#### [STATED EXERCISE]
Reproduce exactly the lines below, from the first one through the line containing "fontWeight: 'bold', fontFamily: FONT", and omit any pictures.

## Start

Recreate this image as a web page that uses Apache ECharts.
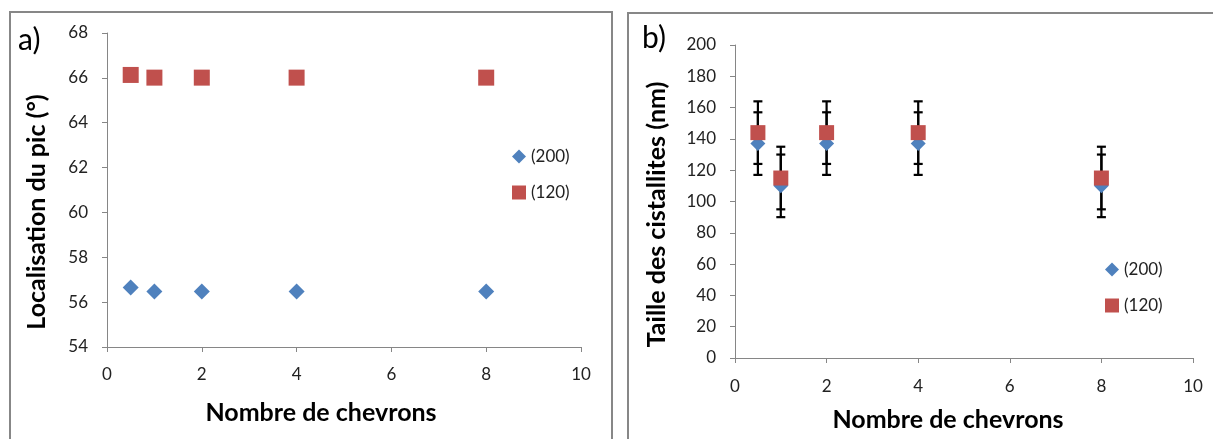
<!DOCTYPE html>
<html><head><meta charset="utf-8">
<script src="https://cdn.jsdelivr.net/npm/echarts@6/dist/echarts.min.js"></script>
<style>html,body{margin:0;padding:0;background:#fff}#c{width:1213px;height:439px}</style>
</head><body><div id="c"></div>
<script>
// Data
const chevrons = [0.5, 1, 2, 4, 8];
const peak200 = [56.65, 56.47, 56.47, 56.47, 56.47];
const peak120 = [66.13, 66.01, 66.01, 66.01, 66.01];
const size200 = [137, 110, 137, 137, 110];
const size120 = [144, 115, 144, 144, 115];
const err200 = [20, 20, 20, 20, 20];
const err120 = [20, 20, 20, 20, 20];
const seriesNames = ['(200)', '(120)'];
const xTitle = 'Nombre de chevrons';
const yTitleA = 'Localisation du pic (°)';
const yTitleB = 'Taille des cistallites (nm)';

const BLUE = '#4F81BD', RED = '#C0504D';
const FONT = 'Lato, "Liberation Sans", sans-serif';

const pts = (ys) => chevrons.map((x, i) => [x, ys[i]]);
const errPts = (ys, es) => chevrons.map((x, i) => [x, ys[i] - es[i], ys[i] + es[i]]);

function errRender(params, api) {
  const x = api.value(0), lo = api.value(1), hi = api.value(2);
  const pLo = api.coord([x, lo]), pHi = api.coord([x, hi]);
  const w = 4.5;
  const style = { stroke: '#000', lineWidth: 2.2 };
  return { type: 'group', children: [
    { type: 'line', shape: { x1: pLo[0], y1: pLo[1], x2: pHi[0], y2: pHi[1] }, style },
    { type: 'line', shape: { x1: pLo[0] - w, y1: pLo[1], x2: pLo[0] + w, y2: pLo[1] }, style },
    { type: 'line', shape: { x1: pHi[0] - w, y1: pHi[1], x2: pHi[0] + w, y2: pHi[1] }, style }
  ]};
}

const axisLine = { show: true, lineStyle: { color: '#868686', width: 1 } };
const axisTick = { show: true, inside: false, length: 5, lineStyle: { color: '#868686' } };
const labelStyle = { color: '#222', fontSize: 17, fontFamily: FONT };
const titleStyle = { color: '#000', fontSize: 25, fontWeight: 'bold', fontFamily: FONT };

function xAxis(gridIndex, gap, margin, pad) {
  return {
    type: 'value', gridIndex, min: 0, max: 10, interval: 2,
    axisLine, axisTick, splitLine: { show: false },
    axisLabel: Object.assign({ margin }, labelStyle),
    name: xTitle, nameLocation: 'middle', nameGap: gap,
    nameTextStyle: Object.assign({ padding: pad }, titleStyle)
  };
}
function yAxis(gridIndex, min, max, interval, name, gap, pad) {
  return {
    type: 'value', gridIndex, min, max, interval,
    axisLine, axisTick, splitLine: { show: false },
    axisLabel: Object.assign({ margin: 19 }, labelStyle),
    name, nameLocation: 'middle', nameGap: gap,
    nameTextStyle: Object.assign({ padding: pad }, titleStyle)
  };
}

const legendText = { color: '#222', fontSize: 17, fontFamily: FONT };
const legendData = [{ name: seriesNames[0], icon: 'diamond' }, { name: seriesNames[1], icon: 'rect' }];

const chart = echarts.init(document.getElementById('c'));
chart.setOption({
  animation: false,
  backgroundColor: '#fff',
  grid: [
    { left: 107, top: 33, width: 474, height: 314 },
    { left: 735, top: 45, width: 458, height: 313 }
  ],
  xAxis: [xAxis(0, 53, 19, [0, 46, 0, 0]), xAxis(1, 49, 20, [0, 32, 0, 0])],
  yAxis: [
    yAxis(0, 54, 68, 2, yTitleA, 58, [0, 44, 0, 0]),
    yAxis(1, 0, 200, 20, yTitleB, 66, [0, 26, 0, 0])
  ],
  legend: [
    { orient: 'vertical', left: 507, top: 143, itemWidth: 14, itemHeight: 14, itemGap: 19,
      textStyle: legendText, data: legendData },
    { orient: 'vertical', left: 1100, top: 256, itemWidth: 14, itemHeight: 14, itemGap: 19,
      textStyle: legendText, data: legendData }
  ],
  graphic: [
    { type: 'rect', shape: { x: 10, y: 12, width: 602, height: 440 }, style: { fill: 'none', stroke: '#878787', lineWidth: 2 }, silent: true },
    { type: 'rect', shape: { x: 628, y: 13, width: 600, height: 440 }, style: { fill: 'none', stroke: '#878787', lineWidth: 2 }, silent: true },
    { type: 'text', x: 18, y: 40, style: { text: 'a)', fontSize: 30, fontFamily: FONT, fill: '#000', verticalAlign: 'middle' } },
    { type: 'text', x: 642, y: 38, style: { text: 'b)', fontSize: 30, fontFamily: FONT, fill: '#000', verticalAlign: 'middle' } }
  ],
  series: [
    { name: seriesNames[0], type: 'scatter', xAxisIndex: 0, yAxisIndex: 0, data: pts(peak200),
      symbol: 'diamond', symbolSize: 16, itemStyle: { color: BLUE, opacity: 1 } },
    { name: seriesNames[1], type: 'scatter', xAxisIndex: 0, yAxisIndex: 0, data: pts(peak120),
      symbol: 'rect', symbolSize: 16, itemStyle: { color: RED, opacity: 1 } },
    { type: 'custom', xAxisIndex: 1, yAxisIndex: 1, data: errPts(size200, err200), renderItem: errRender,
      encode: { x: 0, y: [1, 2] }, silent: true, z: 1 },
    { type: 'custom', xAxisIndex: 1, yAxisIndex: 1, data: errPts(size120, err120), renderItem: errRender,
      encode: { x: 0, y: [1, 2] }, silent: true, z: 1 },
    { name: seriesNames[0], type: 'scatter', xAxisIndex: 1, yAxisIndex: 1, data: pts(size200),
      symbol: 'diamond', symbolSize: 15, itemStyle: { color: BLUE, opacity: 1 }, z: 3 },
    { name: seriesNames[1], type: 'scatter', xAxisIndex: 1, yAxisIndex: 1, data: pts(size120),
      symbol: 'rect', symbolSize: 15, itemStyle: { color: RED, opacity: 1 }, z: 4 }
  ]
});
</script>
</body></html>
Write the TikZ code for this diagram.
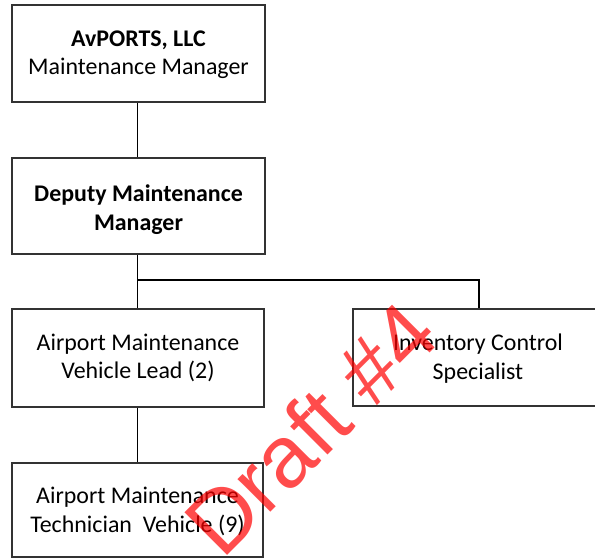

## End

#### [SOLUTION TO THIS EXERCISE]
Recreate this image as a web page that uses Apache ECharts.
<!DOCTYPE html>
<html><head><meta charset="utf-8">
<script src="https://cdn.jsdelivr.net/npm/echarts@6/dist/echarts.min.js"></script>
<style>html,body{margin:0;padding:0;background:#fff}#c{width:1213px;height:439px}</style>
</head><body><div id="c"></div>
<script>
// Data
const chevrons = [0.5, 1, 2, 4, 8];
const peak200 = [56.65, 56.47, 56.47, 56.47, 56.47];
const peak120 = [66.13, 66.01, 66.01, 66.01, 66.01];
const size200 = [137, 110, 137, 137, 110];
const size120 = [144, 115, 144, 144, 115];
const err200 = [20, 20, 20, 20, 20];
const err120 = [20, 20, 20, 20, 20];
const seriesNames = ['(200)', '(120)'];
const xTitle = 'Nombre de chevrons';
const yTitleA = 'Localisation du pic (°)';
const yTitleB = 'Taille des cistallites (nm)';

const BLUE = '#4F81BD', RED = '#C0504D';
const FONT = 'Lato, "Liberation Sans", sans-serif';

const pts = (ys) => chevrons.map((x, i) => [x, ys[i]]);
const errPts = (ys, es) => chevrons.map((x, i) => [x, ys[i] - es[i], ys[i] + es[i]]);

function errRender(params, api) {
  const x = api.value(0), lo = api.value(1), hi = api.value(2);
  const pLo = api.coord([x, lo]), pHi = api.coord([x, hi]);
  const w = 4.5;
  const style = { stroke: '#000', lineWidth: 2.2 };
  return { type: 'group', children: [
    { type: 'line', shape: { x1: pLo[0], y1: pLo[1], x2: pHi[0], y2: pHi[1] }, style },
    { type: 'line', shape: { x1: pLo[0] - w, y1: pLo[1], x2: pLo[0] + w, y2: pLo[1] }, style },
    { type: 'line', shape: { x1: pHi[0] - w, y1: pHi[1], x2: pHi[0] + w, y2: pHi[1] }, style }
  ]};
}

const axisLine = { show: true, lineStyle: { color: '#868686', width: 1 } };
const axisTick = { show: true, inside: false, length: 5, lineStyle: { color: '#868686' } };
const labelStyle = { color: '#222', fontSize: 17, fontFamily: FONT };
const titleStyle = { color: '#000', fontSize: 25, fontWeight: 'bold', fontFamily: FONT };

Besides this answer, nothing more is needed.